## GOAL
Repeat the full listing below verbatim and keep the images out.

## COLLECTED MATERIAL
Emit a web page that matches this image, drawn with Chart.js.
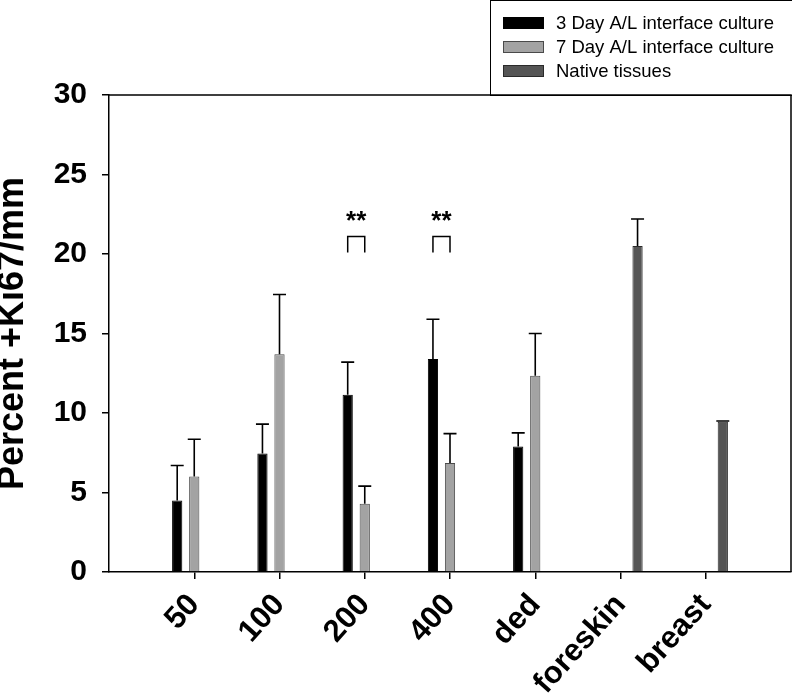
<!DOCTYPE html>
<html>
<head>
<meta charset="utf-8">
<script src="https://cdn.jsdelivr.net/npm/chart.js@4.4.1/dist/chart.umd.min.js"></script>
<style>
  html, body { margin: 0; padding: 0; background: #fff; }
</style>
</head>
<body>
<canvas id="chartKi67" width="792" height="699"></canvas>
<script>
// datos
const categorias = ['50', '100', '200', '400', 'ded', 'foreskin', 'breast'];
const posiciones = [1, 2, 3, 4, 5, 6, 7];
const dia3 = [4.5, 7.45, 11.15, 13.4, 7.9, null, null];
const dia3Error = [2.2, 1.85, 2.05, 2.5, 0.85, null, null];
const dia7 = [6.0, 13.7, 4.3, 6.85, 12.35, null, null];
const dia7Error = [2.35, 3.75, 1.1, 1.85, 2.65, null, null];
const nativo = [null, null, null, null, null, 20.5, 9.45];
const nativoError = [null, null, null, null, null, 1.7, 0.05];
const etiquetasSerie = ['3 Day A/L interface culture', '7 Day A/L interface culture', 'Native tissues'];
const significancia = [3, 4];          // posiciones de 200 y 400
const textoSig = '**';
const corcheteArriba = 21.1, corcheteAbajo = 20.1, alturaTexto = 21.6;

const FUENTE = 'Arial, "Liberation Sans", sans-serif';

function puntos(valores, errores) {
    return posiciones
        .map((p, i) => ({ x: p, y: valores[i], err: errores[i] }))
        .filter(d => d.y !== null);
}

// barras de error hacia arriba
const pluginErrores = {
    id: 'errores',
    afterDatasetsDraw(chart) {
        const ctx = chart.ctx;
        const y = chart.scales.y;
        ctx.save();
        ctx.strokeStyle = '#000';
        ctx.lineWidth = 1.6;
        chart.data.datasets.forEach((ds, i) => {
            const meta = chart.getDatasetMeta(i);
            meta.data.forEach((bar, j) => {
                const d = ds.data[j];
                if (!d || d.err == null) return;
                const top = y.getPixelForValue(d.y + d.err);
                ctx.beginPath();
                ctx.moveTo(bar.x, bar.y);
                ctx.lineTo(bar.x, top);
                ctx.moveTo(bar.x - 6.5, top);
                ctx.lineTo(bar.x + 6.5, top);
                ctx.stroke();
            });
        });
        ctx.restore();
    }
};

// corchetes y asteriscos
const pluginSignificancia = {
    id: 'significancia',
    afterDatasetsDraw(chart) {
        const ctx = chart.ctx;
        const y = chart.scales.y;
        const m0 = chart.getDatasetMeta(0), m1 = chart.getDatasetMeta(1);
        ctx.save();
        ctx.strokeStyle = '#000';
        ctx.lineWidth = 1.5;
        ctx.fillStyle = '#000';
        ctx.font = 'bold 26px ' + FUENTE;
        ctx.textAlign = 'center';
        ctx.textBaseline = 'alphabetic';
        significancia.forEach(pos => {
            const j0 = chart.data.datasets[0].data.findIndex(d => d.x === pos);
            const j1 = chart.data.datasets[1].data.findIndex(d => d.x === pos);
            const xa = m0.data[j0].x, xb = m1.data[j1].x;
            const yt = y.getPixelForValue(corcheteArriba), yb = y.getPixelForValue(corcheteAbajo);
            ctx.beginPath();
            ctx.moveTo(xa, yb);
            ctx.lineTo(xa, yt);
            ctx.lineTo(xb, yt);
            ctx.lineTo(xb, yb);
            ctx.stroke();
            ctx.fillText(textoSig, (xa + xb) / 2, y.getPixelForValue(alturaTexto));
        });
        ctx.restore();
    }
};

// marco superior y derecho + leyenda en caja
const pluginMarco = {
    id: 'marco',
    afterDraw(chart) {
        const ctx = chart.ctx;
        const a = chart.chartArea;
        ctx.save();
        ctx.strokeStyle = '#000';
        ctx.lineWidth = 1.5;
        ctx.beginPath();
        ctx.moveTo(a.left, a.top);
        ctx.lineTo(a.right, a.top);
        ctx.lineTo(a.right, a.bottom);
        ctx.stroke();

        // leyenda
        ctx.lineWidth = 1;
        ctx.strokeRect(490.5, 0.5, 310, a.top);
        ctx.font = '18.5px ' + FUENTE;
        ctx.textBaseline = 'middle';
        ctx.textAlign = 'left';
        chart.data.datasets.forEach((ds, i) => {
            const cy = 23 + i * 24;
            ctx.fillStyle = ds.backgroundColor;
            ctx.fillRect(503, cy - 6, 41, 12);
            ctx.strokeStyle = ds.borderColor;
            ctx.strokeRect(503.5, cy - 5.5, 40, 11);
            ctx.fillStyle = '#000';
            ctx.fillText(ds.label, 556, cy + 1);
        });
        ctx.restore();
    }
};

const ctx = document.getElementById('chartKi67').getContext('2d');
const chart = new Chart(ctx, {
    type: 'bar',
    data: {
        datasets: [{
            label: etiquetasSerie[0],
            data: puntos(dia3, dia3Error),
            backgroundColor: '#000000',
            borderColor: '#000000',
            borderWidth: 1
        }, {
            label: etiquetasSerie[1],
            data: puntos(dia7, dia7Error),
            backgroundColor: '#a3a3a3',
            borderColor: '#4a4a4a',
            borderWidth: 1
        }, {
            label: etiquetasSerie[2],
            data: puntos(nativo, nativoError),
            backgroundColor: '#555555',
            borderColor: '#2a2a2a',
            borderWidth: 1
        }]
    },
    options: {
        responsive: false,
        animation: false,
        categoryPercentage: 0.6,
        barPercentage: 0.6,
        layout: { padding: { top: 95, right: 1, left: 0, bottom: 0 } },
        plugins: { legend: { display: false }, tooltip: { enabled: false } },
        scales: {
            x: {
                type: 'linear',
                min: 0,
                max: 8,
                offset: false,
                afterBuildTicks: s => { s.ticks = posiciones.map(v => ({ value: v })); },
                afterFit: s => { s.height = 127; },
                grid: { offset: false, drawOnChartArea: false, drawTicks: true, tickLength: 7, color: '#000', lineWidth: 1.5 },
                border: { display: true, color: '#000', width: 1.5 },
                ticks: {
                    autoSkip: false,
                    maxRotation: 48,
                    minRotation: 48,
                    padding: 8,
                    color: '#000',
                    font: { family: FUENTE, size: 31, weight: 'bold' },
                    callback: v => categorias[posiciones.indexOf(v)]
                }
            },
            y: {
                min: 0,
                max: 30,
                afterFit: s => { s.width = 109; },
                grid: { drawOnChartArea: false, drawTicks: true, tickLength: 7, color: '#000', lineWidth: 1.5 },
                border: { display: true, color: '#000', width: 1.5 },
                ticks: {
                    stepSize: 5,
                    padding: 15,
                    color: '#000',
                    font: { family: FUENTE, size: 30, weight: 'bold' }
                },
                title: {
                    display: true,
                    text: 'Percent +Ki67/mm',
                    color: '#000',
                    padding: 0,
                    font: { family: FUENTE, size: 36, weight: 'bold', lineHeight: 0.75 }
                }
            }
        }
    },
    plugins: [pluginErrores, pluginSignificancia, pluginMarco]
});
</script>
</body>
</html>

## THE OUTPUT
Emit a web page that matches this image, drawn with Chart.js.
<!DOCTYPE html>
<html>
<head>
<meta charset="utf-8">
<script src="https://cdn.jsdelivr.net/npm/chart.js@4.4.1/dist/chart.umd.min.js"></script>
<style>
  html, body { margin: 0; padding: 0; background: #fff; }
</style>
</head>
<body>
<canvas id="chartKi67" width="792" height="699"></canvas>
<script>
// datos
const categorias = ['50', '100', '200', '400', 'ded', 'foreskin', 'breast'];
const posiciones = [1, 2, 3, 4, 5, 6, 7];
const dia3 = [4.5, 7.45, 11.15, 13.4, 7.9, null, null];
const dia3Error = [2.2, 1.85, 2.05, 2.5, 0.85, null, null];
const dia7 = [6.0, 13.7, 4.3, 6.85, 12.35, null, null];
const dia7Error = [2.35, 3.75, 1.1, 1.85, 2.65, null, null];
const nativo = [null, null, null, null, null, 20.5, 9.45];
const nativoError = [null, null, null, null, null, 1.7, 0.05];
const etiquetasSerie = ['3 Day A/L interface culture', '7 Day A/L interface culture', 'Native tissues'];
const significancia = [3, 4];          // posiciones de 200 y 400
const textoSig = '**';
const corcheteArriba = 21.1, corcheteAbajo = 20.1, alturaTexto = 21.6;

const FUENTE = 'Arial, "Liberation Sans", sans-serif';

function puntos(valores, errores) {
    return posiciones
        .map((p, i) => ({ x: p, y: valores[i], err: errores[i] }))
        .filter(d => d.y !== null);
}

// barras de error hacia arriba
const pluginErrores = {
    id: 'errores',
    afterDatasetsDraw(chart) {
        const ctx = chart.ctx;
        const y = chart.scales.y;
        ctx.save();
        ctx.strokeStyle = '#000';
        ctx.lineWidth = 1.6;
        chart.data.datasets.forEach((ds, i) => {
            const meta = chart.getDatasetMeta(i);
            meta.data.forEach((bar, j) => {
                const d = ds.data[j];
                if (!d || d.err == null) return;
                const top = y.getPixelForValue(d.y + d.err);
                ctx.beginPath();
                ctx.moveTo(bar.x, bar.y);
                ctx.lineTo(bar.x, top);
                ctx.moveTo(bar.x - 6.5, top);
                ctx.lineTo(bar.x + 6.5, top);
                ctx.stroke();
            });
        });
        ctx.restore();
    }
};

// corchetes y asteriscos
const pluginSignificancia = {
    id: 'significancia',
    afterDatasetsDraw(chart) {
        const ctx = chart.ctx;
        const y = chart.scales.y;
        const m0 = chart.getDatasetMeta(0), m1 = chart.getDatasetMeta(1);
        ctx.save();
        ctx.strokeStyle = '#000';
        ctx.lineWidth = 1.5;
        ctx.fillStyle = '#000';
        ctx.font = 'bold 26px ' + FUENTE;
        ctx.textAlign = 'center';
        ctx.textBaseline = 'alphabetic';
        significancia.forEach(pos => {
            const j0 = chart.data.datasets[0].data.findIndex(d => d.x === pos);
            const j1 = chart.data.datasets[1].data.findIndex(d => d.x === pos);
            const xa = m0.data[j0].x, xb = m1.data[j1].x;
            const yt = y.getPixelForValue(corcheteArriba), yb = y.getPixelForValue(corcheteAbajo);
            ctx.beginPath();
            ctx.moveTo(xa, yb);
            ctx.lineTo(xa, yt);
            ctx.lineTo(xb, yt);
            ctx.lineTo(xb, yb);
            ctx.stroke();
            ctx.fillText(textoSig, (xa + xb) / 2, y.getPixelForValue(alturaTexto));
        });
        ctx.restore();
    }
};

// marco superior y derecho + leyenda en caja
const pluginMarco = {
    id: 'marco',
    afterDraw(chart) {
        const ctx = chart.ctx;
        const a = chart.chartArea;
        ctx.save();
        ctx.strokeStyle = '#000';
        ctx.lineWidth = 1.5;
        ctx.beginPath();
        ctx.moveTo(a.left, a.top);
        ctx.lineTo(a.right, a.top);
        ctx.lineTo(a.right, a.bottom);
        ctx.stroke();

        // leyenda
        ctx.lineWidth = 1;
        ctx.strokeRect(490.5, 0.5, 310, a.top);
        ctx.font = '18.5px ' + FUENTE;
        ctx.textBaseline = 'middle';
        ctx.textAlign = 'left';
        chart.data.datasets.forEach((ds, i) => {
            const cy = 23 + i * 24;
            ctx.fillStyle = ds.backgroundColor;
            ctx.fillRect(503, cy - 6, 41, 12);
            ctx.strokeStyle = ds.borderColor;
            ctx.strokeRect(503.5, cy - 5.5, 40, 11);
            ctx.fillStyle = '#000';
            ctx.fillText(ds.label, 556, cy + 1);
        });
        ctx.restore();
    }
};

const ctx = document.getElementById('chartKi67').getContext('2d');
const chart = new Chart(ctx, {
    type: 'bar',
    data: {
        datasets: [{
            label: etiquetasSerie[0],
            data: puntos(dia3, dia3Error),
            backgroundColor: '#000000',
            borderColor: '#000000',
            borderWidth: 1
        }, {
            label: etiquetasSerie[1],
            data: puntos(dia7, dia7Error),
            backgroundColor: '#a3a3a3',
            borderColor: '#4a4a4a',
            borderWidth: 1
        }, {
            label: etiquetasSerie[2],
            data: puntos(nativo, nativoError),
            backgroundColor: '#555555',
            borderColor: '#2a2a2a',
            borderWidth: 1
        }]
    },
    options: {
        responsive: false,
        animation: false,
        categoryPercentage: 0.6,
        barPercentage: 0.6,
        layout: { padding: { top: 95, right: 1, left: 0, bottom: 0 } },
        plugins: { legend: { display: false }, tooltip: { enabled: false } },
        scales: {
            x: {
                type: 'linear',
                min: 0,
                max: 8,
                offset: false,
                afterBuildTicks: s => { s.ticks = posiciones.map(v => ({ value: v })); },
                afterFit: s => { s.height = 127; },
                grid: { offset: false, drawOnChartArea: false, drawTicks: true, tickLength: 7, color: '#000', lineWidth: 1.5 },
                border: { display: true, color: '#000', width: 1.5 },
                ticks: {
                    autoSkip: false,
                    maxRotation: 48,
                    minRotation: 48,
                    padding: 8,
                    color: '#000',
                    font: { family: FUENTE, size: 31, weight: 'bold' },
                    callback: v => categorias[posiciones.indexOf(v)]
                }
            },
            y: {
                min: 0,
                max: 30,
                afterFit: s => { s.width = 109; },
                grid: { drawOnChartArea: false, drawTicks: true, tickLength: 7, color: '#000', lineWidth: 1.5 },
                border: { display: true, color: '#000', width: 1.5 },
                ticks: {
                    stepSize: 5,
                    padding: 15,
                    color: '#000',
                    font: { family: FUENTE, size: 30, weight: 'bold' }
                },
                title: {
                    display: true,
                    text: 'Percent +Ki67/mm',
                    color: '#000',
                    padding: 0,
                    font: { family: FUENTE, size: 36, weight: 'bold', lineHeight: 0.75 }
                }
            }
        }
    },
    plugins: [pluginErrores, pluginSignificancia, pluginMarco]
});
</script>
</body>
</html>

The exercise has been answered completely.